Turning to the question of income which consisted of interest, it was, however, observed by their Lordships that it was chargeable as the assessees individual income. It is interesting to point out that in this connection, it was urged that the sons of the assessee had a right of maintenance and the income in the hands of the assessee from the impartible estate was that of joint family, it was observed by their Lordships as follows :

'Their Lordships will in the present case assume that sons of the assessee have a right to be maintained by him, that this right arises from the fact the he is present holder of the impartible estate, and that the right is a right to be maintained out of the current income there if in such sense that it could be enforced against the assessee in default by the courts in India giving them a charge upon the property or a sufficient part of it. Even so, it is not true in fact or in law to say that the income from the estate is received by the assessee as the income of a joint Hindu family receivable by the Karta, nor is it received by him on behalf of himself and his sons, but on his own baccount as the holder by single heir succession of the impartible estate. The presently existing right of the sons is to be paid a suitable maintenance or to have it provided for them in the ordinary course of Hindu family life. The Hindu law is familiar not only with persons such as wives, unmarried daughters and minor children for whose maintenance a Hindu has a personal liability whether he has any property or none, but also with cases in which the liability arises by reason of inheritance of property and is a liability to provide maintenance out of such property. It applies to persons whom the late owner was bound to maintain. The fact that the sons right to maintenance arises out of the fathers possession of impartible estate and is a right to be maintained out of the estate do not make it a right of a unique or even exceptional character or involve the consequence at Hindu law that income of the estate is not the fathers income'.

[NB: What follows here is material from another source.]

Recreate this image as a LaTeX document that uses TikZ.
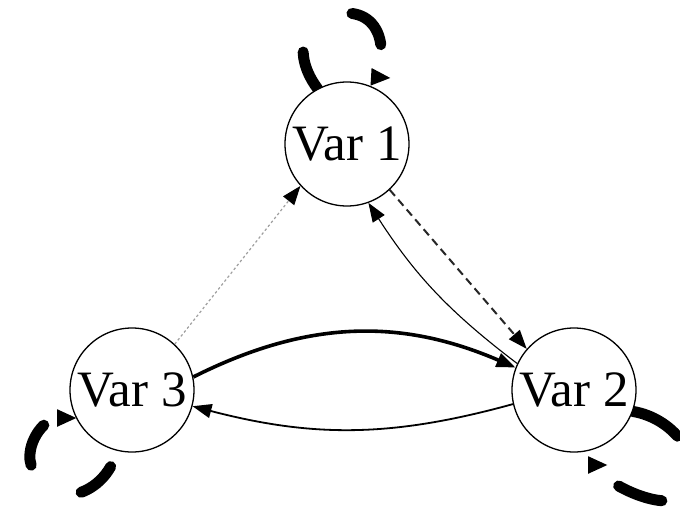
\documentclass[tikz,border=0pt]{standalone}
\usepackage{fontspec}
\setmainfont{Liberation Serif}
\usetikzlibrary{arrows.meta,backgrounds}
\begin{document}
\begin{tikzpicture}[x=1pt,y=1pt,
  var/.style={circle,draw,line width=1.3pt,fill=white,minimum size=124pt,inner sep=0pt,font=\fontsize{51}{51}\selectfont},
  tipped/.style={-{Triangle[length=19pt,width=14pt,color=black]}},
  selfloop/.style={line width=11pt,line cap=round,-{Triangle[length=20pt,width=16pt]}}]
\useasboundingbox (0,0) rectangle (680,-512);
\node[var] (v1) at (347,-144) {Var 1};
\node[var] (v2) at (574,-390) {Var 2};
\node[var] (v3) at (132,-390) {Var 3};
\coordinate (e1) at (391,-78);
\coordinate (e2) at (608,-465);
\coordinate (e3) at (77,-418);
\begin{scope}[on background layer]
\fill[white] (0,0) rectangle (680,-512);
% directed edges
\draw[tipped, gray!75, line width=1.2pt, dash pattern=on 2.5pt off 2.5pt] (v3.47) -- (v1.222);
\draw[tipped, black!85, line width=2pt, dash pattern=on 8pt off 5pt] (v1.-47) -- (v2.139);
\draw[tipped, line width=1.1pt] (v2.155) to[bend left=10] (v1.-70);
\draw[tipped, line width=3.6pt] (v3.12) to[bend left=25] (v2.159);
\draw[tipped, line width=1.8pt] (v2.193) to[bend left=15] (v3.-15);
% self loops
\draw[selfloop, dash pattern=on 40pt off 72pt on 46pt off 300pt]
  (v1.118) .. controls (285,-45) and (312,-5) .. (355,-14)
  .. controls (374,-18) and (383,-36) .. (381,-58)
  .. controls (380,-68) and (374,-77) .. (e1);
\draw[selfloop, dash pattern=on 52pt off 90pt on 46pt off 300pt]
  (v2.-20) .. controls (672,-418) and (702,-455) .. (690,-490)
  .. controls (680,-510) and (640,-500) .. (612,-482)
  .. controls (595,-472) and (585,-465) .. (e2);
\draw[selfloop, dash pattern=on 40pt off 65pt on 44pt off 400pt, dash phase=532pt]
  (v3.256) .. controls (105,-500) and (40,-515) .. (30,-460)
  .. controls (28,-440) and (45,-418) .. (e3);
\end{scope}
\end{tikzpicture}
\end{document}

It is obvious that even that case shows that the mere right of maintenance of a son, wife or daughter has no effect of converting the property in the hands of a person as joint Hindu family property.

Other cases cited by learned counsel do not carry the case any further,. We have not been referred to any authority in which the ancestral property in the hands of a sole surviving male might have been considered as belonging to a Hindu undivided family, simply because he had a wife living at the time when the property devolved upon him or because a daughter was subsequently born to him.

Under the circumstances, we are unable to hold a view different from the one which was taken by the tribunal. We accordingly answer the question, referred above, in the affirmative. We leave the parties to bear their own costs.

Questions answered in the affirmative.